Magazine article The Spectator

Irony Is Everywhere

Magazine article The Spectator

Irony Is Everywhere

Article excerpt

The Marriage Plot

by Jeffrey Eugenides

Fourth Estate, £20, pp. 486,

ISBN 9780007441247

Jonathan Franzen. David Foster Wallace.

Jeffrey Eugenides. Giant, slow-moving, serious writers, notching up about a novel per decade, all with their sights set on The Big One, The Beast, The Great American Novel. Wallace pulled it off, undoubtedly, with Infinite Jest in 1996, before ending it all by suicide in 2008 - a tragic loss.

Franzen laid claim to fame - and earned himself the cover of Time magazine - with The Corrections (2001) and Freedom (2010). And now Eugenides, after The Virgin Suicides (1993) and Middlesex (2002), makes another attempt at literary immortality with The Marriage Plot.
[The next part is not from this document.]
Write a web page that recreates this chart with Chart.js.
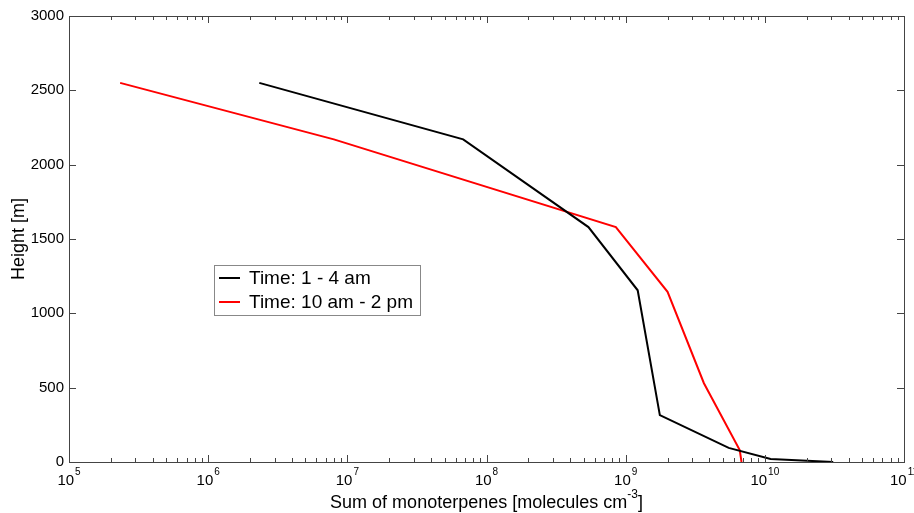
<!DOCTYPE html>
<html>
<head>
<meta charset="utf-8">
<script src="https://cdn.jsdelivr.net/npm/chart.js@4.4.1/dist/chart.umd.min.js"></script>
<style>
  body { margin: 0; background: #fff; }
  #wrap { width: 914px; height: 513px; }
</style>
</head>
<body>
<div id="wrap"><canvas id="profileChart" width="914" height="513"></canvas></div>
<script>
// profiles (x = molecules cm^-3, y = height in m)
const nightConc = [2.33e6, 6.8e7, 5.4e8, 1.22e9, 1.76e9, 5.5e9, 1.1e10, 3.1e10];
const nightHeight = [2550, 2170, 1580, 1155, 315, 95, 20, 0];
const dayConc = [2.33e5, 8.0e6, 8.5e8, 2.0e9, 3.65e9, 6.6e9, 6.8e9];
const dayHeight = [2550, 2170, 1580, 1145, 530, 80, 0];
const seriesLabels = ['Time: 1 - 4 am', 'Time: 10 am - 2 pm'];
const seriesColors = ['#000000', '#ff0000'];
const xTickExps = [5, 6, 7, 8, 9, 10, 11];
const yTicks = [0, 500, 1000, 1500, 2000, 2500, 3000];

const FONT = '"Liberation Sans", Arial, Helvetica, sans-serif';

function toPoints(xs, ys) {
  return xs.map((v, i) => ({ x: v, y: ys[i] }));
}

// draws the matlab style box, ticks, labels and legend
const matlabAxes = {
  id: 'matlabAxes',
  afterDraw(chart) {
    const ctx = chart.ctx;
    const a = chart.chartArea;
    const sx = chart.scales.x;
    const sy = chart.scales.y;
    ctx.save();
    ctx.strokeStyle = '#444';
    ctx.lineWidth = 1;
    ctx.strokeRect(a.left + 0.5, a.top + 0.5, a.right - a.left, a.bottom - a.top);

    ctx.beginPath();
    xTickExps.forEach(e => {
      const px = Math.round(sx.getPixelForValue(Math.pow(10, e))) + 0.5;
      ctx.moveTo(px, a.bottom); ctx.lineTo(px, a.bottom - 7);
      ctx.moveTo(px, a.top); ctx.lineTo(px, a.top + 7);
      if (e < xTickExps[xTickExps.length - 1]) {
        for (let m = 2; m <= 9; m++) {
          const mx = Math.round(sx.getPixelForValue(m * Math.pow(10, e))) + 0.5;
          ctx.moveTo(mx, a.bottom); ctx.lineTo(mx, a.bottom - 4);
          ctx.moveTo(mx, a.top); ctx.lineTo(mx, a.top + 4);
        }
      }
    });
    yTicks.forEach(t => {
      const py = Math.round(sy.getPixelForValue(t)) + 0.5;
      ctx.moveTo(a.left, py); ctx.lineTo(a.left + 7, py);
      ctx.moveTo(a.right, py); ctx.lineTo(a.right - 7, py);
    });
    ctx.stroke();

    ctx.fillStyle = '#000';
    // y tick labels
    ctx.font = '15px ' + FONT;
    ctx.textAlign = 'right';
    ctx.textBaseline = 'middle';
    yTicks.forEach(t => {
      ctx.fillText(String(t), a.left - 5, sy.getPixelForValue(t));
    });

    // x tick labels 10^e
    ctx.textAlign = 'left';
    ctx.textBaseline = 'alphabetic';
    xTickExps.forEach(e => {
      const px = sx.getPixelForValue(Math.pow(10, e));
      ctx.font = '15px ' + FONT;
      const w1 = ctx.measureText('10').width;
      ctx.font = '10px ' + FONT;
      const w2 = ctx.measureText(String(e)).width;
      const start = px - (w1 + w2 + 1) / 2;
      ctx.font = '15px ' + FONT;
      ctx.fillText('10', start, 485);
      ctx.font = '10px ' + FONT;
      ctx.fillText(String(e), start + w1 + 1, 475);
    });

    // axis titles
    ctx.font = '18px ' + FONT;
    const t1 = 'Sum of monoterpenes [molecules cm';
    const t2 = '-3';
    const t3 = ']';
    const w1 = ctx.measureText(t1).width;
    const w3 = ctx.measureText(t3).width;
    ctx.font = '12px ' + FONT;
    const w2 = ctx.measureText(t2).width;
    let x0 = (a.left + a.right) / 2 - (w1 + w2 + w3) / 2;
    ctx.font = '18px ' + FONT;
    ctx.fillText(t1, x0, 508);
    ctx.font = '12px ' + FONT;
    ctx.fillText(t2, x0 + w1, 498);
    ctx.font = '18px ' + FONT;
    ctx.fillText(t3, x0 + w1 + w2, 508);

    ctx.save();
    ctx.translate(19, (a.top + a.bottom) / 2);
    ctx.rotate(-Math.PI / 2);
    ctx.textAlign = 'center';
    ctx.textBaseline = 'middle';
    ctx.fillText('Height [m]', 0, 0);
    ctx.restore();

    // legend box
    ctx.fillStyle = '#fff';
    ctx.fillRect(214, 265, 206, 50);
    ctx.strokeStyle = '#888';
    ctx.strokeRect(214.5, 265.5, 206, 50);
    ctx.font = '19px ' + FONT;
    ctx.textAlign = 'left';
    ctx.textBaseline = 'middle';
    chart.data.datasets.forEach((ds, i) => {
      const ly = 278 + i * 24;
      ctx.strokeStyle = ds.borderColor;
      ctx.lineWidth = 2;
      ctx.beginPath();
      ctx.moveTo(219, ly); ctx.lineTo(240, ly);
      ctx.stroke();
      ctx.fillStyle = '#000';
      ctx.fillText(ds.label, 249, ly + 1);
    });
    ctx.restore();
  }
};

new Chart(document.getElementById('profileChart'), {
  type: 'line',
  data: {
    datasets: [{
      label: seriesLabels[0],
      data: toPoints(nightConc, nightHeight),
      borderColor: seriesColors[0],
      borderWidth: 2,
      pointRadius: 0,
      tension: 0
    }, {
      label: seriesLabels[1],
      data: toPoints(dayConc, dayHeight),
      borderColor: seriesColors[1],
      borderWidth: 2,
      pointRadius: 0,
      tension: 0
    }]
  },
  options: {
    responsive: false,
    animation: false,
    devicePixelRatio: 1,
    layout: { padding: { left: 69, right: 10, top: 16, bottom: 51 } },
    plugins: { legend: { display: false }, tooltip: { enabled: false } },
    scales: {
      x: { type: 'logarithmic', min: 1e5, max: 1e11, display: false },
      y: { type: 'linear', min: 0, max: 3000, display: false }
    }
  },
  plugins: [matlabAxes]
});
</script>
</body>
</html>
And fair play to him, he throws absolutely everything at it. In comparison, The Virgin Suicides was merely audacious: a debut novel narrated in the first person plural, about the suicides of five sisters?
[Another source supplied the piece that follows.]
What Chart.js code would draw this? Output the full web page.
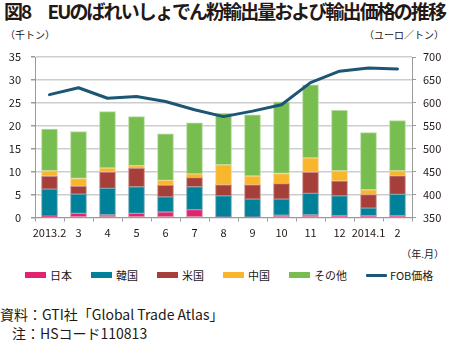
<!DOCTYPE html>
<html>
<head>
<meta charset="utf-8">
<script src="https://cdn.jsdelivr.net/npm/chart.js@4.4.1/dist/chart.umd.min.js"></script>
<style>
  html, body { margin:0; padding:0; background:#fff; }
  body { width:450px; height:340px; position:relative; overflow:hidden;
         font-family:'Noto Sans CJK JP','Noto Sans',sans-serif; color:#231815; }
  .t { position:absolute; white-space:nowrap; }
  #title { left:4px; top:-2px; font-size:19px; font-weight:bold; letter-spacing:-1.8px; line-height:26px; }
  #uL { left:5px; top:28px; font-size:10px; line-height:14px; }
  #uR { right:6px; top:28px; font-size:10px; line-height:14px; }
  #uX { right:6px; top:247px; font-size:10px; line-height:14px; }
  #src1 { left:0px; top:305px; font-size:14px; line-height:18px; letter-spacing:0px; }
  #src2 { left:12px; top:324px; font-size:14px; line-height:18px; letter-spacing:0px; }
  #legend { position:absolute; left:25px; top:268px; display:flex; align-items:center; font-size:11px; line-height:14px; white-space:nowrap; width:430px; }
  .li { display:flex; align-items:center; margin-right:19px; flex-shrink:0; white-space:nowrap; }
  .sw { width:21px; height:6px; margin-right:4px; flex-shrink:0; }
  .ln { width:21px; height:3px; margin-right:3px; border-radius:1px; flex-shrink:0; }
  canvas { position:absolute; left:0; top:0; }
</style>
</head>
<body>
<div class="t" id="title">図8　EUのばれいしょでん粉輸出量および輸出価格の推移</div>
<div class="t" id="uL">（千トン）</div>
<div class="t" id="uR">（ユーロ／トン）</div>
<div class="t" id="uX">（年.月）</div>
<canvas id="c" width="450" height="245"></canvas>
<div id="legend"></div>
<div class="t" id="src1">資料：GTI社「Global Trade Atlas」</div>
<div class="t" id="src2">注：HSコード110813</div>
<script>
// ---- data ----
const months = ['2013.2','3','4','5','6','7','8','9','10','11','12','2014.1','2'];
const japan  = [0.3, 0.9, 0.6, 0.9, 1.2, 1.7, 0.05, 0.05, 0.5, 0.6, 0.4, 0.4, 0.4];
const korea  = [5.9, 4.2, 5.75, 5.8, 3.3, 5.0, 4.65, 3.95, 3.5, 4.65, 4.3, 1.65, 4.65];
const usa    = [2.8, 1.7, 3.55, 4.0, 2.5, 2.0, 2.4, 3.1, 3.4, 4.6, 3.25, 2.95, 4.05];
const china  = [1.2, 1.7, 0.9, 0.6, 1.1, 0.8, 4.4, 1.95, 2.2, 3.15, 2.25, 1.05, 1.1];
const other  = [9.1, 10.25, 12.3, 10.7, 10.15, 11.15, 11.2, 13.35, 15.65, 15.95, 13.15, 12.45, 10.95];
const fob    = [618, 633, 610, 614, 603, 585, 570, 582, 596, 644, 669, 676, 674];
const seriesNames = ['日本','韓国','米国','中国','その他','FOB価格'];
const leftTicks  = [0, 35, 5];     // min, max, step
const rightTicks = [350, 700, 50];

// ---- styles ----
const fills   = ['#E2246E','#00819A','#A63F3A','#F9B52B','#78BD4F'];
const borders = ['#d98aa6','#6fa9b5','#c98a86','#f7d48a','#b5dc9c'];
const lineColor = '#1C5674';
const txt = '#231815';
const gridC = '#cdcdcd';

// fit title width to the reference (~441px)
(function () {
  const t = document.getElementById('title');
  const n = t.textContent.length;
  const w = t.getBoundingClientRect().width;
  const ls = -1.8 + (441 - w) / n;
  t.style.letterSpacing = ls + 'px';
})();

Chart.defaults.font.family = "'Noto Sans CJK JP','Noto Sans',sans-serif";
Chart.defaults.color = txt;

const barSets = [japan, korea, usa, china, other].map((d, i) => ({
  type: 'bar', label: seriesNames[i], data: d, yAxisID: 'y', order: 1,
  backgroundColor: fills[i], borderColor: borders[i], borderWidth: 1,
  borderSkipped: false, barThickness: 16, stack: 's'
}));

const chart = new Chart(document.getElementById('c'), {
  data: {
    labels: months,
    datasets: [...barSets, {
      type: 'line', label: seriesNames[5], data: fob, yAxisID: 'y1', order: 0,
      borderColor: lineColor, backgroundColor: lineColor, borderWidth: 3,
      pointRadius: 0, tension: 0, borderCapStyle: 'round', borderJoinStyle: 'round'
    }]
  },
  options: {
    responsive: false, animation: false, devicePixelRatio: 1,
    layout: { padding: { top: 57, left: 0, right: 0, bottom: 0 } },
    plugins: { legend: { display: false }, tooltip: { enabled: false } },
    scales: {
      x: {
        stacked: true, offset: true,
        grid: { display: true, offset: true, drawOnChartArea: false, drawTicks: true, tickLength: 4, color: '#9a9a9a' },
        border: { display: true, color: '#9a9a9a', width: 1 },
        ticks: { font: { size: 11 }, padding: 5, maxRotation: 0, autoSkip: false, color: txt },
        afterFit: s => { s.height = 27.5; }
      },
      y: {
        position: 'left', stacked: true,
        min: leftTicks[0], max: leftTicks[1],
        grid: { color: gridC, lineWidth: 1.5, tickLength: 4, tickColor: '#9a9a9a' },
        border: { display: true, color: '#9a9a9a', width: 1 },
        ticks: { stepSize: leftTicks[2], font: { size: 11 }, padding: 10, color: txt },
        afterFit: s => { s.width = 35; }
      },
      y1: {
        position: 'right',
        min: rightTicks[0], max: rightTicks[1],
        grid: { drawOnChartArea: false, tickLength: 4, color: '#9a9a9a' },
        border: { display: true, color: '#9a9a9a', width: 1 },
        ticks: { stepSize: rightTicks[2], font: { size: 11 }, padding: 7, color: txt },
        afterFit: s => { s.width = 38; }
      }
    }
  }
});

// HTML legend generated from the chart datasets
const lg = document.getElementById('legend');
chart.data.datasets.forEach(ds => {
  const item = document.createElement('div');
  item.className = 'li';
  const sw = document.createElement('div');
  sw.className = ds.type === 'line' ? 'ln' : 'sw';
  sw.style.background = ds.type === 'line' ? ds.borderColor : ds.backgroundColor;
  const lab = document.createElement('span');
  lab.textContent = ds.label;
  item.appendChild(sw); item.appendChild(lab);
  lg.appendChild(item);
});
</script>
</body>
</html>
Pah! Sensationalism. As for Middlesex - a best-selling epic hermaphrodite memoir, drawing richly on Greek myth and the nature of race, history, identity, with an incest sub-plot? Peanuts. A trifle. A set of contrivances.
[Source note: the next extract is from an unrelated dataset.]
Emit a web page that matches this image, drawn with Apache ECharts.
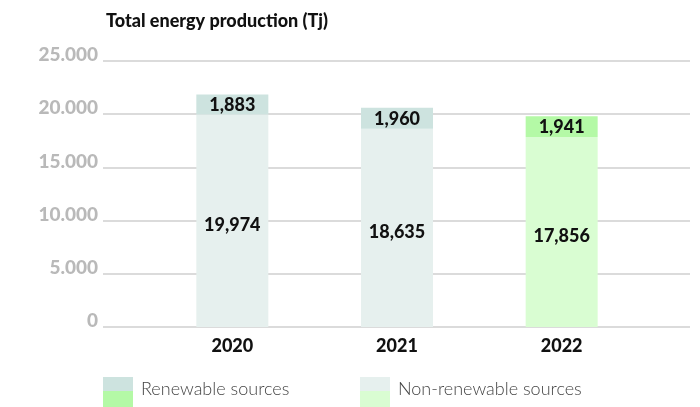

The Marriage Plot appears at first both simpler and more straightforward: it's a coming-of-age novel, an Ivy League soap opera, a campus romp. But it's also an attempt to do nothing less than update the 19thcentury romantic novel. 'What would it matter whom Emma married if she could file for separation later?' a character conveniently asks. 'How would Isabel Archer's marriage to Gilbert Osmond have been affected by the existence of a prenup? . . .

Where could you find the marriage plot nowadays?'

Right here, answers Eugenides. His starcrossed lovers are three students about to graduate from Brown University in the early Eighties. Madeleine Hanna, 22, is from Prettybrook, New Jersey, which if it doesn't exist, most certainly should. She's Emma. Or Elizabeth Bennet. Her parents are rich, well-meaning, and worried about Madeleine's future. She applies for grad school, and eventually decides to marry Leonard Bankhead, a brilliant polymath with a job lined up at a lab on Cape Cod.

Leonard is a hulking, tormented figure who suffers from bi-polar disorder. …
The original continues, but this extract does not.